D’un point de vue de l’Europe, il est surement temps de faire preuve davantage d’un certain protectionnisme européen afin d’assurer la compétitivité technologique de nos entreprises. Il faut être proactif pour éviter de se faire dépasser comme sur le cloud ou les réseaux sociaux. Et nous avons la chance d’avoir un modèle européen qui peut permettre à la fois le respect des principes démocratiques liés à la vie privée et la préservation de la compétitivité de nos entreprises. C’est un modèle dont nous pouvons être fiers et qui doit être valorisé.

En temps de crise, l’acceptation de la technologie – et ses dérives – se fait plus facilement… Est-ce aussi le cas pour la reconnaissance faciale ?

Claire Poirson. Nous avons plutôt affaire à un effet contraire sur la question. Dans un contexte inédit de restrictions des libertés, l’adoption d’une régulation de la reconnaissance faciale ne peut que prendre du retard. Par exemple, la France vient d’annoncer refuser son usage pour authentifier les journalistes accrédités pour les prochains Jeux Olympiques. 

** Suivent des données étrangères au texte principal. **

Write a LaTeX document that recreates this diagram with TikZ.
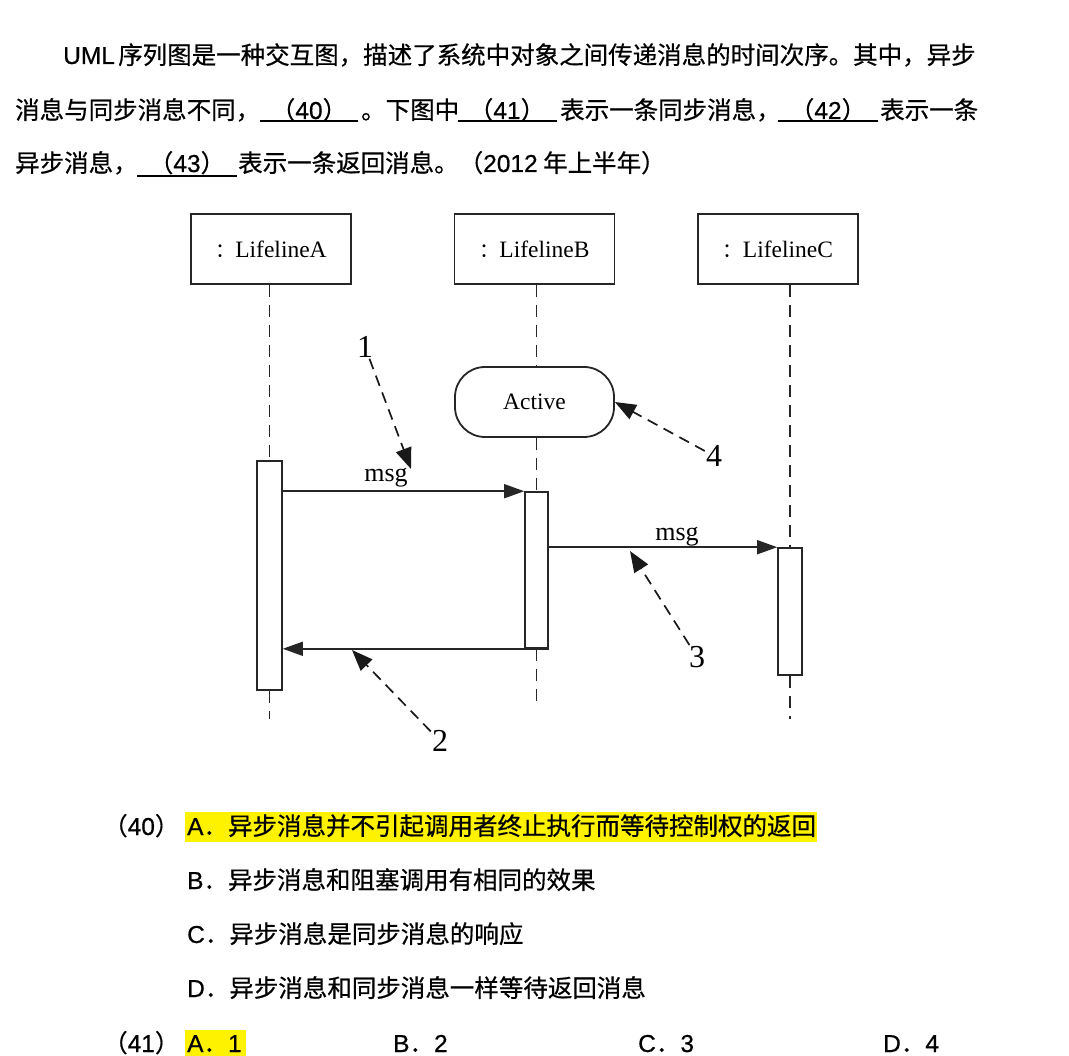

Il y a un gros travail de pédagogie à mener sur ces enjeux en France. C’est en ce sens que les politiques et l’ONU demandent majoritairement aujourd’hui un moratoire sur la reconnaissance faciale, constatant que les citoyens ne sont pas prêts, mais également eux aussi.

Il est bien sur souhaitable de voir émerger une régulation de la reconnaissance faciale, à l’instar du RGPD.

Comment faire pour lutter contre ces biais algorithmiques ?

Claire Poirson. De manière générale, je suis convaincue de la nécessité d’un vrai cadre de gouvernance car il ne suffit pas de déporter la responsabilité sur le fournisseur de RF. Il faut établir des critères stricts à tous les niveaux : sur la conception, le développement, le reporting et la vérification des algorithmes mis en place mais aussi sur ses usage.

La police et Interpol sont d’ailleurs demandeurs de cette régulation pour pouvoir bien faire les choses. L’idée d’une police qui souhaite tout contrôler et surveiller est inexacte : ils veulent juste faire leur job !

Il faut que les scientifiques, les juristes, et les services de police travaillent de concert pour concevoir des technologies fiables.  Il faut par exemple travailler sur les biais à plusieurs car ce n’est pas l’algorithme qui est biaisé, mais bien toute la chaine humaine du concepteur à l’utilisateur. Sur les bases de données sur lesquelles l’algorithme s’entraîne, celles-ci doivent bien évidement être représentatives de l’intégralité de la population.

Etant donné que Xi Jinping et Poutine sont les grands absents de la COP26, est-ce que vous pensez qu’ils seront plus ouverts à la discussion sur la reco faciale dans le cadre des discussions de l’ONU ? 

Claire Poirson. Si nous mettons en place notre cadre à l’européenne sur ce sujet, le règlement devrait avoir à l’instar du RGPD et du projet de règlement de l’IA en cours de discussion une portée extraterritoriale : c’est-à-dire qu’il s’appliquera notamment aux fournisseurs de technologies établis dans un pays tiers qui mettront sur le marché des systèmes de RF dans l’Union européenne. Des sanctions en cas de non-respect de nos principes seront bien évidement prévues. 

Certaines associations comme la Quadrature du Net, affirment que ce recours à la reconnaissance faciale par la police est un risque non équivoque…

Claire Poirson. À les écouter, nous devrions arrêter le numérique, les drones et la surveillance en général. Mais c’est à mon sens encore plus dangereux car l’interdiction de technologies laisse place à beaucoup de dérives dès lors qu’elles reviennent dans notre pays. Il ne faut surtout pas freiner les innovations qui sont sources de progrès sociaux et économiques. L’équilibre doit être trouvé. Il n’est pas aisé mais il est évidemment essentiel.